Saskatchewan Government Insurance (SGI) has turned down a local man’s request to have his last name on a personalized licence plate, because his name – “Assman” – was an “unacceptable slogan.”
Melville, Saskatchewan native Dave Assman is proud of his family name, but was dismayed when the public insurer turned down his request.
“It’s my last name, I’ve always had it,” Assman told CBC News, pronouncing his Germanic name as “Oss-men.”
“I’m not ashamed of it. There’s nothing bad about it.”
SGI spokesperson Tyler McMurchy said that SGI has guidelines for slogans which specify that the insurer will not approve licence plates the general public may find “offensive, suggestive or not in good taste.”
“Even if a word is someone’s name and pronounced differently than the offensive version, that’s not something that would be apparent to other motorists who will see the plate,” McMurchy said in an email statement.

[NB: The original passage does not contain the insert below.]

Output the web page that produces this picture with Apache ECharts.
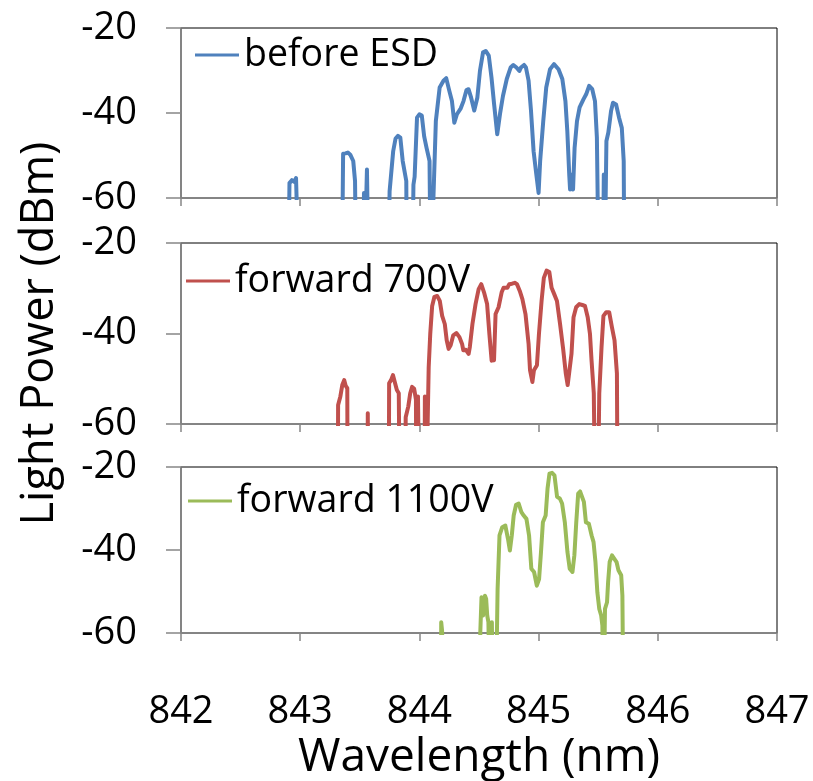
<!DOCTYPE html>
<html>
<head>
<meta charset="utf-8">
<script src="https://cdn.jsdelivr.net/npm/echarts@6/dist/echarts.min.js"></script>
<style>
  html, body { margin: 0; padding: 0; background: #fff; }
  #chart { width: 813px; height: 781px; }
</style>
</head>
<body>
<div id="chart"></div>
<script>
// Optical spectra (wavelength in nm, power in dBm); -80 marks the noise floor below the plotted range.
const xTicks = [842, 843, 844, 845, 846, 847];
const yTicks = [-60, -40, -20];
const seriesNames = ['before ESD', 'forward 700V', 'forward 1100V'];

const wlBefore = [842.0, 842.90, 842.91, 842.93, 842.95, 842.965, 842.98, 842.99,
  843.35, 843.36, 843.38, 843.40, 843.42, 843.445, 843.46, 843.47,
  843.53, 843.535, 843.555, 843.56, 843.57, 843.575,
  843.74, 843.75, 843.78, 843.80, 843.82, 843.84, 843.86, 843.89, 843.895,
  843.94, 843.95, 843.96, 843.98, 844.00, 844.02, 844.04, 844.06, 844.085, 844.095,
  844.105, 844.138, 844.17, 844.202, 844.225, 844.251, 844.273, 844.293, 844.315, 844.347,
  844.37, 844.395, 844.412, 844.434, 844.46, 844.486, 844.508, 844.534, 844.556, 844.582,
  844.605, 844.627, 844.653, 844.678, 844.701, 844.733, 844.765, 844.788, 844.814, 844.839,
  844.852, 844.878, 844.894, 844.916, 844.936, 844.958, 844.981, 845.0, 845.013, 845.039,
  845.064, 845.096, 845.129, 845.167, 845.199, 845.225, 845.241, 845.257, 845.264, 845.28,
  845.289, 845.302, 845.322, 845.344, 845.376, 845.399, 845.424, 845.45, 845.473, 845.489,
  845.505, 845.54, 845.547, 845.553, 845.562, 845.569, 845.585, 845.608, 845.624, 845.65,
  845.675, 845.698, 845.714, 845.72, 847.0];
const dbBefore = [-80, -80, -56.5, -55.8, -56.2, -55.3, -55.6, -80,
  -80, -49.6, -49.5, -49.3, -49.8, -51.3, -56, -80,
  -80, -58.8, -58.8, -53.3, -53.5, -80,
  -80, -58.4, -49, -46, -45.4, -45.8, -51.3, -56, -80,
  -80, -56.9, -55, -41.1, -40.3, -40.6, -45.5, -48.2, -51.3, -80,
  -80, -41.9, -34, -32.4, -31.8, -34.8, -37.2, -42.3, -40.3, -38.9,
  -37.2, -34.6, -34.4, -36.4, -39.4, -36.4, -30.1, -25.7, -25.4, -26.5,
  -31.7, -38, -45, -39.9, -36, -32, -29.3, -28.7, -29.3, -30.1,
  -29.3, -28.7, -29.3, -32.4, -39.4, -49, -54.5, -58.8, -51.3, -41.9,
  -34, -29.7, -28.5, -29.7, -32, -37.2, -44.3, -54.5, -58, -54.5,
  -58, -48.2, -41.9, -38.7, -36.8, -35.6, -33.6, -34.4, -37.2, -45.8,
  -80, -80, -54.5, -80, -80, -46.6, -44.6, -39.5, -37.6, -38,
  -41.1, -43.5, -51.3, -80, -80];

const wl700 = [842.0, 843.315, 843.318, 843.337, 843.353, 843.369, 843.382, 843.395, 843.398,
  843.565, 843.567, 843.571,
  843.743, 843.746, 843.762, 843.778, 843.794, 843.811, 843.827, 843.836,
  843.882, 843.885, 843.907, 843.923, 843.939, 843.956, 843.971, 843.975,
  843.985, 843.988, 843.995, 844.0,
  844.043, 844.046, 844.05, 844.055,
  844.065, 844.078, 844.091, 844.107, 844.126, 844.149, 844.171, 844.191, 844.213, 844.229,
  844.245, 844.262, 844.284, 844.31, 844.336, 844.358, 844.368, 844.39, 844.413, 844.423,
  844.445, 844.471, 844.497, 844.519, 844.542, 844.568, 844.587, 844.606, 844.626, 844.639,
  844.664, 844.69, 844.706, 844.722, 844.738, 844.754, 844.777, 844.8, 844.819, 844.842,
  844.864, 844.89, 844.916, 844.928, 844.948, 844.961, 844.986, 845.003, 845.025, 845.044,
  845.067, 845.09, 845.109, 845.131, 845.154, 845.18, 845.206, 845.228, 845.244, 845.26,
  845.276, 845.293, 845.315, 845.341, 845.367, 845.389, 845.412, 845.431, 845.444, 845.463,
  845.476, 845.496, 845.509, 845.528, 845.544, 845.567, 845.592, 845.615, 845.637, 845.657,
  845.663, 847.0];
const db700 = [-80, -80, -55.8, -53.9, -51.4, -50.3, -51.6, -52.1, -80,
  -80, -57.6, -80,
  -80, -51, -50.3, -49.2, -49.6, -52.5, -53.2, -80,
  -80, -58.5, -56.1, -53.2, -51.8, -52.2, -54.6, -80,
  -80, -53.9, -54, -80,
  -80, -53.9, -54, -80,
  -80, -47.4, -40.1, -33.9, -31.9, -31.7, -32.8, -36.1, -37.9, -41.5,
  -43.4, -42.6, -40.4, -39.9, -40.8, -42.3, -43.7, -43.6, -44.5, -43,
  -37.9, -33.5, -30.2, -29.1, -30.9, -33.5, -40.1, -46, -45.9, -35.7,
  -34.2, -30.9, -29.9, -29.5, -29.9, -29.1, -29, -28.8, -29.1, -30.6,
  -32.4, -35.7, -42.3, -48.1, -50.7, -48.1, -47, -40.1, -32.8, -27.7,
  -26.1, -26.4, -29.9, -31.3, -32.8, -37.9, -43.4, -48.8, -51.4, -51,
  -44.5, -36.4, -34.2, -33.5, -33.7, -33.9, -36.4, -40.1, -45.9, -53.2,
  -80, -80, -53.2, -43, -36.1, -35.3, -35.3, -38.6, -41.5, -48.8,
  -80, -80];

const wl1100 = [842.0, 844.18, 844.183, 844.19, 844.205, 844.21,
  844.508, 844.511, 844.521, 844.534, 844.55, 844.56, 844.569, 844.579, 844.592,
  844.605, 844.608, 844.617,
  844.64, 844.656, 844.672, 844.695, 844.721, 844.743, 844.759, 844.775, 844.791, 844.811,
  844.833, 844.856, 844.875, 844.898, 844.92, 844.939, 844.962, 844.985, 845.004, 845.02,
  845.036, 845.059, 845.075, 845.091, 845.113, 845.133, 845.155, 845.178, 845.197, 845.22,
  845.242, 845.261, 845.284, 845.3, 845.316, 845.332, 845.348, 845.364, 845.38, 845.397,
  845.422, 845.445, 845.461, 845.477, 845.493, 845.509, 845.525, 845.535, 845.545,
  845.555, 845.557, 845.574, 845.583, 845.596, 845.616, 845.632, 845.654, 845.67, 845.693,
  845.703, 845.712, 847.0];
const db1100 = [-80, -80, -57.4, -59.4, -59.8, -80,
  -80, -59.8, -51.4, -55.8, -51, -51.8, -55.8, -57.4, -80,
  -80, -57.4, -80,
  -80, -49.4, -36.5, -34.5, -34.1, -37.3, -40.1, -36.5, -31.7, -29.1,
  -28.8, -30.9, -31.7, -32.5, -36.5, -44.5, -45.3, -48.6, -47, -40.5,
  -33.3, -31.7, -25.2, -21.6, -21.4, -22, -27.2, -27.6, -28.8, -33.3,
  -40.5, -44.5, -45.3, -41.3, -33.3, -26.4, -25.9, -26, -28.4, -33.3,
  -33.7, -36.5, -38.1, -42.9, -50.2, -54.2, -55.8, -58.2, -80,
  -80, -54.2, -52.6, -47.8, -42.9, -41.3, -40.9, -42.9, -44.9, -46.1,
  -51, -80, -80];

const FONT = '"Open Sans", "DejaVu Sans", sans-serif';
const colors = ['#4F81BD', '#C0504D', '#9BBB59'];
const wls = [wlBefore, wl700, wl1100];
const dbs = [dbBefore, db700, db1100];

// Panel placement (pixels)
const panels = [
  { top: 28, height: 170, legendTop: 36, legendLeft: 195 },
  { top: 243, height: 181, legendTop: 262, legendLeft: 186 },
  { top: 467, height: 166, legendTop: 482, legendLeft: 188 }
];
const LEFT = 181, RIGHT = 36;

const grids = panels.map(p => ({
  left: LEFT, right: RIGHT, top: p.top, height: p.height,
  outerBoundsMode: 'none', containLabel: false,
  show: true, borderColor: '#000', borderWidth: 1, backgroundColor: 'transparent'
}));

const xAxes = panels.map((p, i) => ({
  type: 'value', gridIndex: i,
  min: xTicks[0], max: xTicks[xTicks.length - 1], interval: 1,
  axisLine: { show: true, lineStyle: { color: '#868686', width: 1.5 } },
  axisTick: { show: true, inside: false, length: 8, lineStyle: { color: '#868686', width: 1.5 } },
  splitLine: { show: false },
  axisLabel: {
    show: i === 2, margin: 60, fontFamily: FONT, fontSize: 38, color: '#000',
    formatter: v => xTicks.includes(v) ? String(v) : ''
  },
  name: i === 2 ? 'Wavelength (nm)' : '',
  nameLocation: 'middle', nameGap: 102,
  nameTextStyle: { fontFamily: FONT, fontSize: 46, color: '#000' }
}));

const yAxes = panels.map((p, i) => ({
  type: 'value', gridIndex: i,
  min: yTicks[0], max: yTicks[yTicks.length - 1], interval: 20,
  axisLine: { show: true, lineStyle: { color: '#868686', width: 1.5 } },
  axisTick: { show: true, inside: false, length: 15, lineStyle: { color: '#868686', width: 1.5 } },
  splitLine: { show: false },
  axisLabel: {
    margin: 44, fontFamily: FONT, fontSize: 38, color: '#000',
    formatter: v => yTicks.includes(v) ? String(v) : ''
  },
  name: i === 1 ? 'Light Power (dBm)' : '',
  nameLocation: 'middle', nameGap: 118, nameRotate: 90,
  nameTextStyle: { fontFamily: FONT, fontSize: 45, color: '#000' }
}));

const series = seriesNames.map((name, i) => ({
  name, type: 'line', xAxisIndex: i, yAxisIndex: i,
  data: wls[i].map((w, k) => [w, dbs[i][k]]),
  showSymbol: false, symbol: 'none', clip: true, smooth: false,
  lineStyle: { color: colors[i], width: 4, join: 'round' },
  itemStyle: { color: colors[i] },
  animation: false
}));

const legends = panels.map((p, i) => ({
  data: [seriesNames[i]],
  left: p.legendLeft, top: p.legendTop, padding: 0,
  orient: 'horizontal', icon: 'rect',
  itemWidth: 44, itemHeight: 3, itemGap: 0,
  textStyle: { fontFamily: FONT, fontSize: 37.5, color: '#000' },
  selectedMode: false
}));

const chart = echarts.init(document.getElementById('chart'), null, { renderer: 'canvas' });
chart.setOption({
  backgroundColor: '#fff',
  animation: false,
  grid: grids,
  xAxis: xAxes,
  yAxis: yAxes,
  legend: legends,
  series
});
</script>
</body>
</html>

If an individual appeals a decision to reject a personalized licence plate, a committee – composed of SGI employees – reviews the decision. However, McMurchy said that the committee has upheld a decision to reject “Assman” in the past.
According to Assman, he shares his name with his great-grandfather, who was a wealthy farmer from Neudorf.
“Farmers would come in the early ‘30s and they borrowed money from him,” Assman explained. “Instead of him foreclosing on their land, he just either forgave it, or let them pay when they could.”